• _Work to do_
Go through the listing and set it down exactly, leaving out its pictures.

--------------------

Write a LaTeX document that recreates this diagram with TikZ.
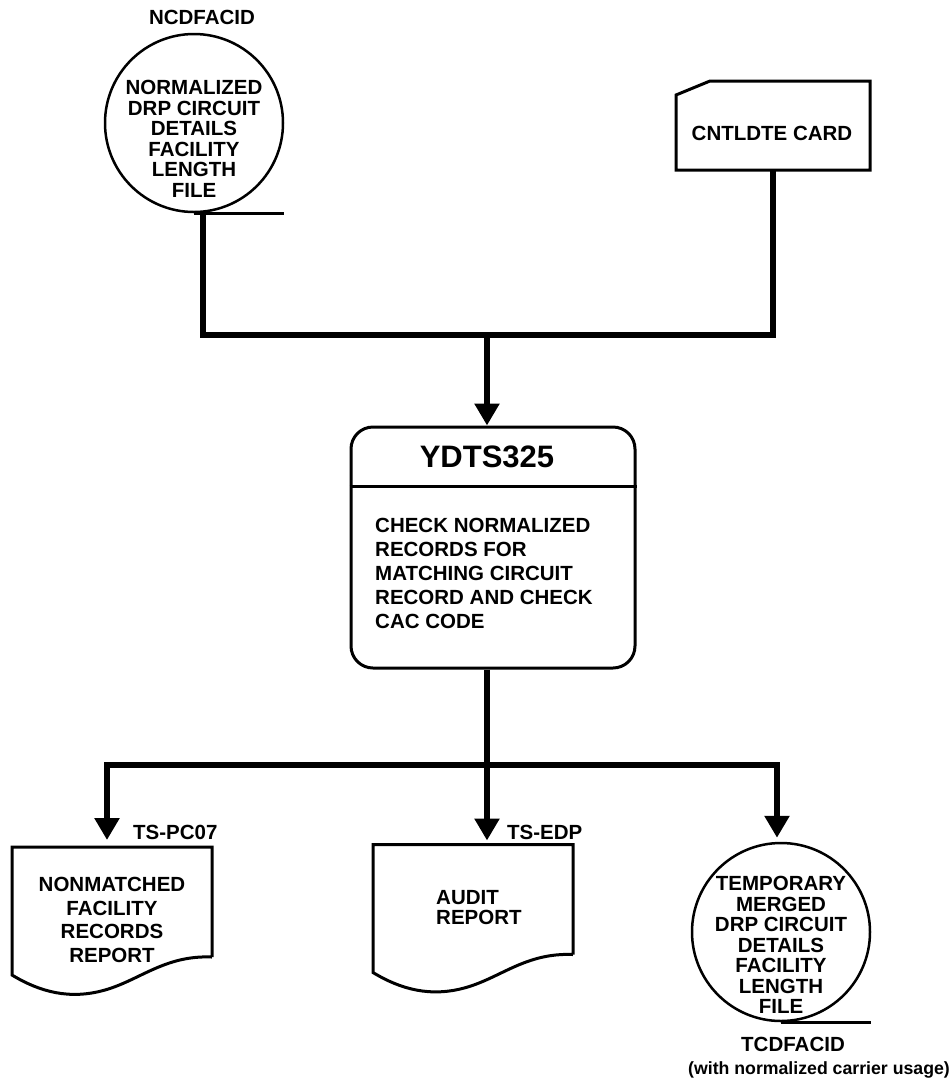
\documentclass[tikz,border=0pt]{standalone}
\usepackage{fontspec}
\setmainfont{Liberation Sans}
\usetikzlibrary{arrows.meta}

% Outline of a printed report: flat top, wavy torn bottom edge
\newcommand{\drawreport}[1]{%
  \draw[outline] (#1.south east) -- (#1.north east) -- (#1.north west) -- ++(0,128)
    .. controls +(28,17) and +(-35,10) .. ++(93,15)
    .. controls +(35,-10) and +(-47,-2) .. (#1.south east);
}

\begin{document}
\begin{tikzpicture}[x=1pt,y=-1pt,
  flow/.style={line width=5.5pt},
  flowarrow/.style={flow,-{Triangle[width=24pt,length=22pt]}},
  outline/.style={line width=3pt},
  tape/.style={circle,draw,line width=2.5pt,minimum size=178pt,inner sep=0pt},
  txt/.style={font=\fontsize{20.5}{24}\selectfont\bfseries,inner sep=0pt},
  txttight/.style={font=\fontsize{20.5}{20.5}\selectfont\bfseries,inner sep=0pt},
  shapebox/.style={inner sep=0pt,outer sep=0pt},
]
\useasboundingbox (0,0) rectangle (951,1088);

% ---- inputs ----
\node[tape] (src) at (194,123) {};
\draw[outline] (src.south) -- (src.south -| src.east);
\node[txttight,align=center] (srcText) at (194,139)
  {NORMALIZED\\DRP CIRCUIT\\DETAILS\\FACILITY\\LENGTH\\FILE};
\node[txt] (srcName) at (202,17) {NCDFACID};

\node[shapebox,minimum width=194pt,minimum height=89pt] (card) at (773,125.5) {};
\draw[outline] (card.north west) ++(0,14) -- ++(34,-14) -- (card.north east)
  -- (card.south east) -- (card.south west) -- cycle;
\node[txt] (cardText) at (772,133) {CNTLDTE CARD};

% ---- process ----
\node[draw,rounded corners=22pt,line width=3pt,minimum width=284pt,
      minimum height=241pt,inner sep=0pt] (proc) at (493,547.5) {};
\coordinate (divider) at (493,486);
\draw[outline] (proc.west |- divider) -- (proc.east |- divider);
\node[font=\fontsize{31}{31}\selectfont\bfseries,inner sep=0pt] (procTitle) at (487,457) {YDTS325};
\node[txt,align=left,anchor=west] (procBody) at (375,573)
  {CHECK NORMALIZED\\RECORDS FOR\\MATCHING CIRCUIT\\RECORD AND CHECK\\CAC CODE};

% ---- outputs ----
\node[shapebox,minimum width=200pt,minimum height=110pt] (rep1) at (112,902) {};
\drawreport{rep1}
\node[font=\fontsize{20.5}{23.5}\selectfont\bfseries,inner sep=0pt,align=center] (rep1Text) at (112,920)
  {NONMATCHED\\FACILITY\\RECORDS\\REPORT};
\node[txt,anchor=west] (rep1Name) at (133,832) {TS-PC07};

\node[shapebox,minimum width=200pt,minimum height=110pt] (rep2) at (473,899.5) {};
\drawreport{rep2}
\node[txttight,align=left,anchor=west] (rep2Text) at (436,907.5) {AUDIT\\REPORT};
\node[txt,anchor=west] (rep2Name) at (507,832) {TS-EDP};

\node[tape] (out) at (781,932) {};
\draw[outline] (out.south) -- (out.south -| out.east);
\node[txttight,align=center] (outText) at (781,945)
  {TEMPORARY\\MERGED\\DRP CIRCUIT\\DETAILS\\FACILITY\\LENGTH\\FILE};
\node[txt] (outName) at (793,1044) {TCDFACID};
\node[font=\fontsize{17.7}{17.7}\selectfont\bfseries,inner sep=0pt] (outNote) at (819,1070)
  {(with normalized carrier usage)};

% ---- connectors ----
\coordinate (srcTap) at ([xshift=9pt]src.south);
\coordinate (merge) at (487,335);
\draw[flow] (srcTap) |- (card.south |- merge) -- (card.south);
\draw[flowarrow] (merge) -- (merge |- proc.north);

\coordinate (split) at (487,765);
\draw[flow] (merge |- proc.south) -- (split);
\draw[flowarrow,shorten >=7pt] (split) -| ([xshift=-5pt]rep1.north);
\draw[flowarrow,shorten >=4pt] (split) -- (split |- rep2.north);
\draw[flowarrow,shorten >=4pt] (split) -| ([xshift=-4pt]out.north);
\end{tikzpicture}
\end{document}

--------------------

• _Task result_
Write a LaTeX document that recreates this diagram with TikZ.
\documentclass[tikz,border=0pt]{standalone}
\usepackage{fontspec}
\setmainfont{Liberation Sans}
\usetikzlibrary{arrows.meta}

% Outline of a printed report: flat top, wavy torn bottom edge
\newcommand{\drawreport}[1]{%
  \draw[outline] (#1.south east) -- (#1.north east) -- (#1.north west) -- ++(0,128)
    .. controls +(28,17) and +(-35,10) .. ++(93,15)
    .. controls +(35,-10) and +(-47,-2) .. (#1.south east);
}

\begin{document}
\begin{tikzpicture}[x=1pt,y=-1pt,
  flow/.style={line width=5.5pt},
  flowarrow/.style={flow,-{Triangle[width=24pt,length=22pt]}},
  outline/.style={line width=3pt},
  tape/.style={circle,draw,line width=2.5pt,minimum size=178pt,inner sep=0pt},
  txt/.style={font=\fontsize{20.5}{24}\selectfont\bfseries,inner sep=0pt},
  txttight/.style={font=\fontsize{20.5}{20.5}\selectfont\bfseries,inner sep=0pt},
  shapebox/.style={inner sep=0pt,outer sep=0pt},
]
\useasboundingbox (0,0) rectangle (951,1088);

% ---- inputs ----
\node[tape] (src) at (194,123) {};
\draw[outline] (src.south) -- (src.south -| src.east);
\node[txttight,align=center] (srcText) at (194,139)
  {NORMALIZED\\DRP CIRCUIT\\DETAILS\\FACILITY\\LENGTH\\FILE};
\node[txt] (srcName) at (202,17) {NCDFACID};

\node[shapebox,minimum width=194pt,minimum height=89pt] (card) at (773,125.5) {};
\draw[outline] (card.north west) ++(0,14) -- ++(34,-14) -- (card.north east)
  -- (card.south east) -- (card.south west) -- cycle;
\node[txt] (cardText) at (772,133) {CNTLDTE CARD};

% ---- process ----
\node[draw,rounded corners=22pt,line width=3pt,minimum width=284pt,
      minimum height=241pt,inner sep=0pt] (proc) at (493,547.5) {};
\coordinate (divider) at (493,486);
\draw[outline] (proc.west |- divider) -- (proc.east |- divider);
\node[font=\fontsize{31}{31}\selectfont\bfseries,inner sep=0pt] (procTitle) at (487,457) {YDTS325};
\node[txt,align=left,anchor=west] (procBody) at (375,573)
  {CHECK NORMALIZED\\RECORDS FOR\\MATCHING CIRCUIT\\RECORD AND CHECK\\CAC CODE};

% ---- outputs ----
\node[shapebox,minimum width=200pt,minimum height=110pt] (rep1) at (112,902) {};
\drawreport{rep1}
\node[font=\fontsize{20.5}{23.5}\selectfont\bfseries,inner sep=0pt,align=center] (rep1Text) at (112,920)
  {NONMATCHED\\FACILITY\\RECORDS\\REPORT};
\node[txt,anchor=west] (rep1Name) at (133,832) {TS-PC07};

\node[shapebox,minimum width=200pt,minimum height=110pt] (rep2) at (473,899.5) {};
\drawreport{rep2}
\node[txttight,align=left,anchor=west] (rep2Text) at (436,907.5) {AUDIT\\REPORT};
\node[txt,anchor=west] (rep2Name) at (507,832) {TS-EDP};

\node[tape] (out) at (781,932) {};
\draw[outline] (out.south) -- (out.south -| out.east);
\node[txttight,align=center] (outText) at (781,945)
  {TEMPORARY\\MERGED\\DRP CIRCUIT\\DETAILS\\FACILITY\\LENGTH\\FILE};
\node[txt] (outName) at (793,1044) {TCDFACID};
\node[font=\fontsize{17.7}{17.7}\selectfont\bfseries,inner sep=0pt] (outNote) at (819,1070)
  {(with normalized carrier usage)};

% ---- connectors ----
\coordinate (srcTap) at ([xshift=9pt]src.south);
\coordinate (merge) at (487,335);
\draw[flow] (srcTap) |- (card.south |- merge) -- (card.south);
\draw[flowarrow] (merge) -- (merge |- proc.north);

\coordinate (split) at (487,765);
\draw[flow] (merge |- proc.south) -- (split);
\draw[flowarrow,shorten >=7pt] (split) -| ([xshift=-5pt]rep1.north);
\draw[flowarrow,shorten >=4pt] (split) -- (split |- rep2.north);
\draw[flowarrow,shorten >=4pt] (split) -| ([xshift=-4pt]out.north);
\end{tikzpicture}
\end{document}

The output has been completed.